Photo: David Cullen

Photo: David Cullen

The House-Senate conference committee charged with writing a compromise highway bill announced completion today of the Fixing America’s Surface Transportation (FAST) Act (H.R. 22), which transportation leaders on Capitol Hill hailed as “a fully funded five-year plan for surface transportation reauthorization.”

The bill would spend some $205 billion on highway and $48 billion on transit projects over the next five years. 

The FAST Act resulted from ironing out differences between the STRR Act passed by the House last month and the DRIVE Act passed by the Senate in July. Both of those bills were to run for six years, but the Senate measure would have only authorized three years of funding.

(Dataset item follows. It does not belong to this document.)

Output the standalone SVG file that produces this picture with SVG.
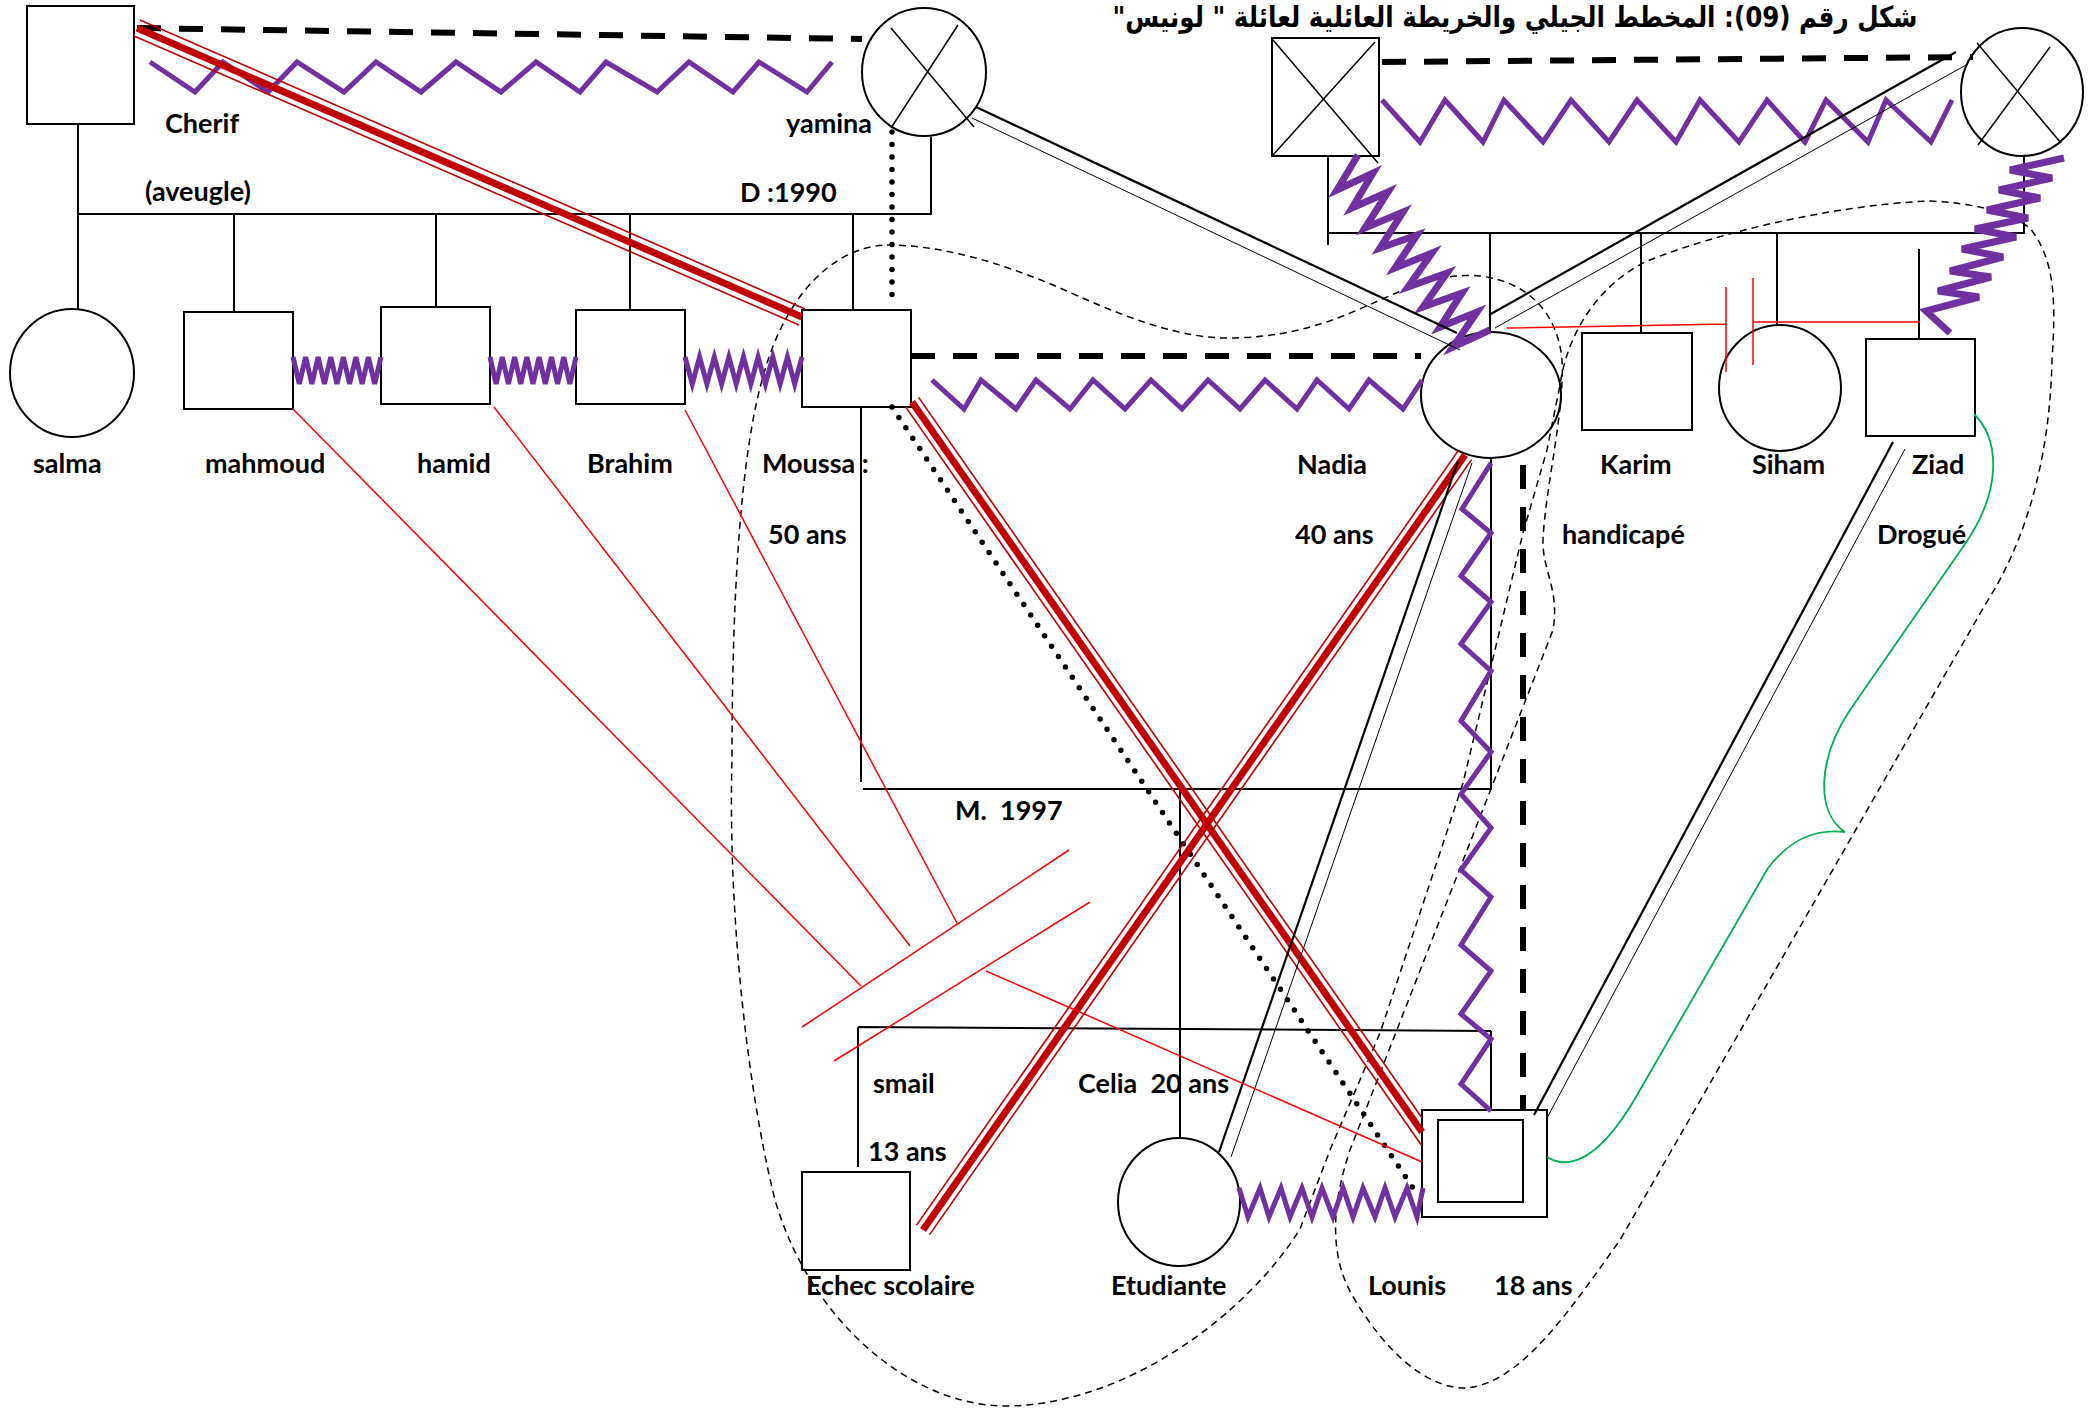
<svg xmlns="http://www.w3.org/2000/svg" width="2098" height="1410" viewBox="0 0 2098 1410">
<style>
.nd{fill:#fff;stroke:#000;stroke-width:2}
.x{stroke:#000;stroke-width:1.5;fill:none}
.lbl{font-family:Lato,"Liberation Sans",sans-serif;font-weight:700;font-size:27px;fill:#000;white-space:pre}
.fam{stroke:#000;stroke-width:2;fill:none}
.dash{stroke:#000;stroke-width:6;stroke-dasharray:24 18;fill:none}
.zz{stroke:#7030A0;fill:none;stroke-width:5}
.zt{stroke:#7030A0;fill:none;stroke-width:5}
.zw{stroke:#7030A0;fill:none;stroke-width:7}
.dot{stroke:#000;stroke-width:5.5;stroke-linecap:round;stroke-dasharray:0 12.5;fill:none}
.rc{stroke:#C00000;stroke-width:7}
.rt{stroke:#C00000;stroke-width:1.6}
.rr{stroke:#FF0000;stroke-width:1.5;fill:none}
.b2{stroke:#000;stroke-width:2.2}
.b1{stroke:#000;stroke-width:1}
.loop{stroke:#000;stroke-width:1.5;stroke-dasharray:7 5;fill:none}
.gr{stroke:#00B050;stroke-width:1.8;fill:none}
</style>
<rect width="2098" height="1410" fill="#fff"/>

<g id="title">
<text x="1515" y="27" text-anchor="middle" direction="rtl" font-family="'DejaVu Sans',sans-serif" font-weight="bold" font-size="29" textLength="805" lengthAdjust="spacingAndGlyphs">شكل رقم (09): المخطط الجيلي والخريطة العائلية لعائلة " لونيس"</text>
</g>

<g id="nodes">
<g id="cherif"><rect class="nd" x="27" y="6" width="107" height="118"/><text class="lbl" x="165" y="133">Cherif</text><text class="lbl" x="145" y="201">(aveugle)</text></g>
<g id="yamina"><ellipse class="nd" cx="924" cy="72" rx="62" ry="64"/><line class="x" x1="891" y1="28" x2="974" y2="127"/><line class="x" x1="958" y1="25" x2="891" y2="128"/><text class="lbl" x="786" y="133">yamina</text></g>
<g id="salma"><ellipse class="nd" cx="72" cy="373" rx="62" ry="64"/><text class="lbl" x="33" y="473">salma</text></g>
<g id="mahmoud"><rect class="nd" x="184" y="312" width="109" height="97"/><text class="lbl" x="205" y="473">mahmoud</text></g>
<g id="hamid"><rect class="nd" x="381" y="307" width="109" height="97"/><text class="lbl" x="417" y="473">hamid</text></g>
<g id="brahim"><rect class="nd" x="576" y="310" width="109" height="94"/><text class="lbl" x="587" y="473">Brahim</text></g>
<g id="moussa"><rect class="nd" x="802" y="310" width="109" height="97"/><text class="lbl" x="762" y="473">Moussa :</text><text class="lbl" x="768" y="544">50 ans</text></g>
<g id="grandpere"><rect class="nd" x="1272" y="38" width="107" height="118"/><line class="x" x1="1273" y1="40" x2="1378" y2="163"/><line class="x" x1="1375" y1="42" x2="1273" y2="155"/></g>
<g id="grandmere"><ellipse class="nd" cx="2022" cy="92" rx="61" ry="64"/><line class="x" x1="1977" y1="43" x2="2061" y2="143"/><line class="x" x1="2050" y1="47" x2="1978" y2="145"/></g>
<g id="nadia"><ellipse class="nd" cx="1491" cy="395" rx="70" ry="63"/><text class="lbl" x="1297" y="474">Nadia</text><text class="lbl" x="1295" y="544">40 ans</text></g>
<g id="karim"><rect class="nd" x="1582" y="333" width="110" height="97"/><text class="lbl" x="1600" y="474">Karim</text><text class="lbl" x="1562" y="544">handicapé</text></g>
<g id="siham"><ellipse class="nd" cx="1780" cy="388" rx="61" ry="63"/><text class="lbl" x="1752" y="474">Siham</text></g>
<g id="ziad"><rect class="nd" x="1866" y="339" width="109" height="97"/><text class="lbl" x="1912" y="474">Ziad</text><text class="lbl" x="1877" y="544">Drogué</text></g>
<g id="smail"><rect class="nd" x="802" y="1172" width="108" height="98"/><text class="lbl" x="873" y="1093">smail</text><text class="lbl" x="868" y="1161">13 ans</text><text class="lbl" x="806" y="1295">Echec scolaire</text></g>
<g id="celia"><ellipse class="nd" cx="1179" cy="1202" rx="61" ry="64"/><text class="lbl" x="1078" y="1093">Celia  20 ans</text><text class="lbl" x="1111" y="1295">Etudiante</text></g>
<g id="lounis"><rect class="nd" x="1422" y="1110" width="125" height="107" stroke-width="3"/><rect class="nd" x="1438" y="1120" width="85" height="82" stroke-width="2.5"/><text class="lbl" x="1368" y="1295">Lounis</text><text class="lbl" x="1494" y="1295">18 ans</text></g>
</g>

<g id="connectors">
<path class="loop" d="M887,245 C940,245 1000,262 1060,288 C1120,315 1180,340 1235,338 C1300,336 1340,318 1380,300 C1420,282 1450,273 1480,276 C1530,282 1558,315 1562,360 C1565,410 1545,490 1543,540 C1542,570 1560,590 1553,630 L1350,1150 C1330,1210 1330,1260 1355,1300 C1385,1350 1425,1388 1465,1388 C1520,1385 1570,1310 1620,1240 L1985,605 C2030,535 2050,450 2052,360 C2056,300 2055,260 2030,228 C2005,210 1970,203 1930,201 C1830,205 1710,235 1645,262 C1600,285 1568,330 1560,385 L1547,450 L1523,533 L1495,650 L1463,783 L1430,883 L1380,1033 L1330,1150 L1300,1229 C1250,1310 1130,1405 1006,1406 C910,1406 810,1320 775,1200 C745,1080 728,900 732,760 C732,600 740,450 765,370 C785,300 830,247 887,245 Z"/>

<path class="fam" d="M78,124 V214 H931 V137 M78,214 V309 M234,214 V312 M436,214 V307 M630,214 V310 M853,214 V310"/>
<path class="fam" d="M1328,156 V245 M1328,233 H2024 V157 M1490,233 V332 M1641,233 V333 M1777,233 V325 M1919,249 V339"/>
<path class="fam" d="M861,407 V782 M863,789 H1491 V458 M1180,789 V1137 M858,1027 L1491,1031 M858,1027 V1167 M1491,1031 V1110"/>
<text class="lbl" x="740" y="202">D :1990</text>
<text class="lbl" x="955" y="820">M.  1997</text>

<line class="dash" x1="137" y1="28" x2="862" y2="39"/>
<line class="dash" x1="1382" y1="62" x2="1973" y2="57"/>
<line class="dash" x1="911" y1="356" x2="1421" y2="356"/>
<line class="dash" x1="1523" y1="465" x2="1523" y2="1110"/>

<line class="dot" x1="892" y1="132" x2="892" y2="305"/>
<line class="dot" x1="892" y1="407" x2="1417" y2="1194"/>

<path class="zz" d="M150,62 L195,92 L223,62 L268,92 L297,62 L344,92 L376,62 L421,92 L456,62 L501,92 L536,62 L580,92 L606,62 L657,92 L689,62 L733,92 L759,62 L807,92 L832,62"/>
<path class="zz" d="M932,380 L964,409 L981,380 L1016,409 L1036,380 L1070,409 L1093,380 L1125,409 L1151,380 L1182,409 L1208,380 L1240,409 L1265,380 L1297,409 L1317,380 L1349,409 L1369,380 L1403,409 L1422,380"/>
<path class="zz" stroke-width="6" d="M1382,100 L1420,142 L1445,100 L1483,142 L1504,100 L1543,142 L1571,100 L1609,142 L1637,100 L1676,142 L1700,100 L1739,142 L1767,100 L1805,142 L1826,100 L1868,142 L1886,100 L1931,142 L1952,100"/>
<path class="zz" d="M1491,463 L1462,509 L1491,533 L1461,576 L1491,602 L1461,644 L1491,671 L1461,721 L1491,752 L1461,794 L1491,828 L1461,870 L1491,897 L1461,945 L1491,971 L1461,1014 L1491,1039 L1461,1084 L1491,1111"/>
<path class="zt" d="M1239,1188 L1248,1217 L1260,1188 L1269,1217 L1281,1188 L1290,1217 L1302,1188 L1312,1217 L1322,1188 L1333,1217 L1343,1188 L1353,1217 L1363,1188 L1375,1217 L1385,1188 L1395,1217 L1407,1188 L1417,1217 L1423,1188"/>
<path class="zt" d="M293,357 L299.3,384 L305.6,357 L311.9,384 L318.1,357 L324.4,384 L330.7,357 L337,384 L343.3,357 L349.6,384 L355.9,357 L362.1,384 L368.4,357 L374.7,384 L381,357"/>
<path class="zt" d="M490,357 L496.1,384 L502.3,357 L508.4,384 L514.6,357 L520.7,384 L526.9,357 L533,384 L539.1,357 L545.3,384 L551.4,357 L557.6,384 L563.7,357 L569.9,384 L576,357"/>
<path class="zt" d="M685,357 L692.3,384 L699.6,357 L706.9,384 L714.3,357 L721.6,384 L728.9,357 L736.2,384 L743.5,357 L750.8,384 L758.1,357 L765.4,384 L772.8,357 L780.1,384 L787.4,357 L794.7,384 L802,357"/>
<path class="zw" d="M1358,155 L1337,190 L1373,173 L1352,208 L1388,192 L1365,228 L1403,212 L1380,248 L1417,235 L1395,268 L1432,253 L1408,287 L1447,273 L1423,307 L1462,293 L1440,327 L1477,312 L1453,347 L1490,330"/>
<path class="zw" d="M2064,158 L2010,170 L2052,178 L1999,190 L2040,198 L1987,210 L2028,218 L1975,229 L2016,237 L1962,249 L2003,257 L1950,271 L1991,277 L1938,291 L1979,297 L1926,311 L1950,333"/>

<line class="rc" x1="137" y1="28" x2="802" y2="317"/>
<line class="rt" x1="140" y1="20" x2="805" y2="309"/>
<line class="rt" x1="134" y1="36" x2="799" y2="325"/>
<line class="rc" x1="912" y1="402" x2="1422" y2="1132"/>
<line class="rt" x1="918.6" y1="397.4" x2="1422" y2="1118"/>
<line class="rt" x1="905.4" y1="406.6" x2="1422" y2="1146"/>
<line class="rc" x1="1465" y1="455" x2="923" y2="1230"/>
<line class="rt" x1="1471.6" y1="459.6" x2="929.6" y2="1234.6"/>
<line class="rt" x1="1458.4" y1="450.4" x2="916.4" y2="1225.4"/>

<line class="b2" x1="976" y1="107" x2="1457" y2="333"/>
<line class="b1" x1="972" y1="118" x2="1460" y2="350"/>
<line class="b2" x1="1956" y1="52" x2="1489" y2="315"/>
<line class="b1" x1="1966" y1="65" x2="1495" y2="328"/>
<line class="b2" x1="1458" y1="461" x2="1219" y2="1152"/>
<line class="b1" x1="1472" y1="463" x2="1231" y2="1157"/>
<line class="b2" x1="1893" y1="442" x2="1534" y2="1115"/>
<line class="b1" x1="1905" y1="449" x2="1547" y2="1118"/>

<line class="rr" x1="293" y1="409" x2="861" y2="986"/>
<line class="rr" x1="494" y1="407" x2="910" y2="946"/>
<line class="rr" x1="685" y1="410" x2="958" y2="925"/>
<line class="rr" x1="802" y1="1027" x2="1069" y2="850"/>
<line class="rr" x1="834" y1="1061" x2="1090" y2="902"/>
<line class="rr" x1="986" y1="971" x2="1422" y2="1162"/>
<path class="rr" stroke-width="2" d="M1507,328 L1726,324 M1726,287 V372 M1753,278 V365 M1753,322 H1920"/>

<path class="gr" d="M1974,414 C2000,440 2002,490 1965,544 L1850,710 C1818,758 1815,812 1845,832 C1812,828 1788,842 1768,868 L1640,1090 C1612,1140 1585,1165 1560,1162 C1553,1161 1550,1159 1547,1157"/>
</g>
</svg>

The House and the Senate are expected to vote on the compromise FAST Act this week so this final bill can be sent to President Obama for signature before the current short-term highway bill funding extension expires on December 4.

Specific to motor carriers, the FAST Act reauthorizes the programs of the Federal Motor Carrier Safety Administration through FY 2020 and includes “several reforms to improve truck and bus safety while reducing regulatory burdens,” according to the bicameral conference committee’s explanatory statement.

These include: 

  • Requiring FMCSA “to use the best available science and data” when developing rulemakings and by “establishing a process under which the public or the motor carrier industry can petition FMCSA to revise or repeal regulations if they are no longer current, consistent, and uniformly enforced.”
  • Reforming the Compliance, Safety, Accountability program by requiring a “thorough review and reform of the current enforcement prioritization program to ensure that FMCSA’s Compliance, Safety, Accountability analysis is the most reliable possible for the public and for enforcement purposes. Following reviews by the GAO, the Department of Transportation Inspector General and various law enforcement organizations, the Act requires that FMCSA analysis of enforcement data be temporarily removed from public websites on the day after enactment, until the agency has completed reforms required by this Act. Enforcement and inspection data reported by states and enforcement agencies will remain available for public view.”
  • Authorizing the use of hair-testing as an acceptable alternative to urine-testing in conducting pre-employment testing for the use of a controlled substance and in conducting random testing for the use of a controlled substance if the operator  was subject to hair-testing for pre-employment testing. However, the conference committee noted that “FMCSA has informed the conferees and the conferees agree that nothing in section 5402 authorizes the use of hair testing as an alternative to urine tests until the Department of Health and Human Services establishes federal standards for hair testing.”
  • Establishing a pilot program for veterans and Armed Forces reserve members between the ages of 18 and 21 who received (truck driver) training during their service in the military to drive certain commercial motor vehicles in interstate commerce. Clearly, this was a compromise that watered down the proposal in the House version of the highway bill that would have required DOT to conduct a study of the feasibility of authorizing those holding CDLs who are between 19 and a half and  21 years of age to run interstate and then, based on the results, compel FMCSA to establish a pilot program for such younger truck drivers.

  • Awarding grant priority to programs that train veterans for careers in the trucking industry and reduces regulatory barriers faced by veterans seeking employment as commercial truck and bus drivers.

“This legislation is a vital investment in our country," said transportation leaders on Capitol Hill in a statement. "A safe, efficient surface transportation network is fundamentally necessary to our quality of life and our economy, and this conference report provides long-term certainty for states and local governments, and good reforms and improvements to the programs that sustain our roads, bridges, transit, and passenger rail system.  We knew that reaching an agreement on this measure would be challenging, but every member of the conference committee was certainly up to the task.  We appreciate their hard work in this effort, and we look forward to moving this measure forward and getting it signed into law.”

The statement above was attributed to: House Transportation and Infrastructure Committee Chairman Bill Shuster (R-PA), who is also chairman of the surface transportation bill Conference Committee; Senate Environment and Public Works Committee Chairman Jim Inhofe (R-OK), who is the Conference Committee’s vice chairman; House Transportation and Infrastructure Committee Ranking Member Peter DeFazio (D-OR); and Senate Environment and Public Works Committee Ranking Member Barbara Boxer (D-CA).

If approved by both chambers, the FAST Act will be the first highway funding bill passed to run longer than two years since 2005.

Still, yet another-- albeit a very short-- funding patch will have to be slapped in place if the House and Senate don’t pass the FAST Act by Dec. 4, when the current extension authorized just two weeks ago runs out.